Audit badge scams often revolve around the presence of misleading or falsified audit indicators rather than direct contract code manipulations. The structural condition here is the use of an “audit badge” graphic or claim that implies third-party security verification without corresponding verifiable evidence. Mechanically, this pattern exploits user trust by suggesting the token has undergone rigorous security checks, which can influence buying behavior. The badge itself does not alter contract logic or permissions but serves as a social engineering vector. Its risk arises from the discrepancy between perceived and actual contract safety rather than from explicit on-chain restrictions or capabilities.
This pattern becomes risk-relevant when the audit badge is used to mask contracts that include high-risk features such as owner-controlled adjustable sell taxes, whitelist-only exit restrictions, or active mint and freeze authorities. In these cases, the badge may lull investors into a false sense of security, obscuring the presence of exit-blocking mechanisms or supply inflation risks. Conversely, the presence of an audit badge is not necessarily malicious if it corresponds to a legitimate, transparent audit by a reputable firm. The badge alone does not imply contract safety or scam risk; rather, it is the mismatch between badge claims and contract realities that matters. Without independent verification, the badge’s presence is a weak proxy for security.

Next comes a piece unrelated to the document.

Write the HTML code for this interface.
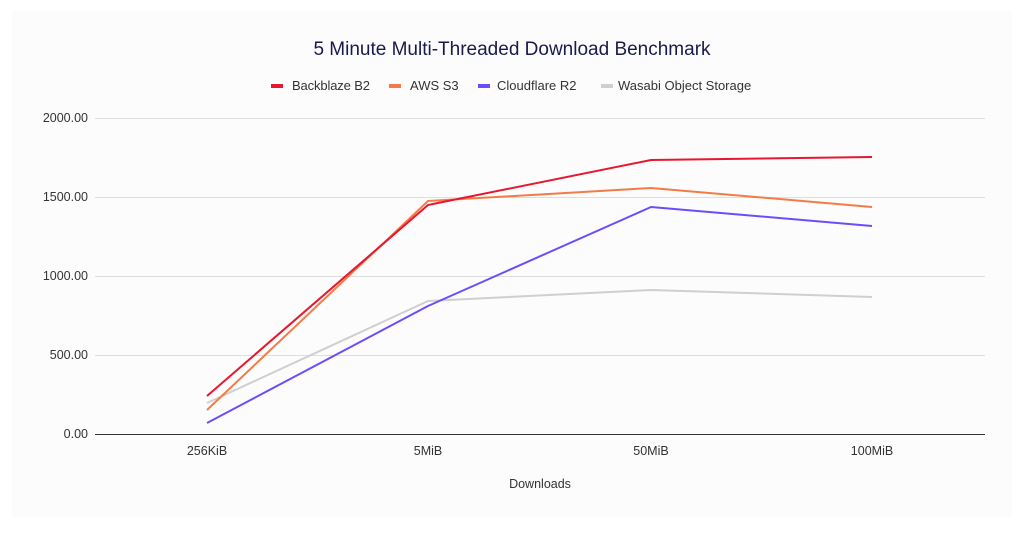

Additional signals that would shift the assessment include verifiable audit reports published by recognized security firms, which would reduce the likelihood that the badge is deceptive. Conversely, if the token’s contract includes owner-only blacklist functions, pause capabilities, or upgradeable proxies without timelocks, and these are not disclosed or contradicted by the audit claims, the badge’s presence becomes a stronger indicator of potential scam risk. On-chain evidence of owner actions, such as sudden tax hikes or transfer freezes, would also meaningfully alter the reading. Transparency about retained authorities and explicit renunciation of mint or freeze rights would mitigate concerns even if an audit badge is present.
When combined with other common conditions such as thin liquidity pools or low market capitalization, the audit badge scam pattern can amplify exit risks. A token that appears audited but enforces whitelist-only sells or includes hidden blacklist functions can trap holders, especially when liquidity is insufficient to absorb sell pressure. This structural mismatch can produce price movements that are difficult to trade through, leading to sudden losses for uninformed buyers. However, if liquidity is deep and the contract’s permissions are limited or renounced, the audit badge’s misleading nature may have less practical impact. The range of outcomes spans from benign misrepresentation to active exit traps depending on accompanying contract features and market context.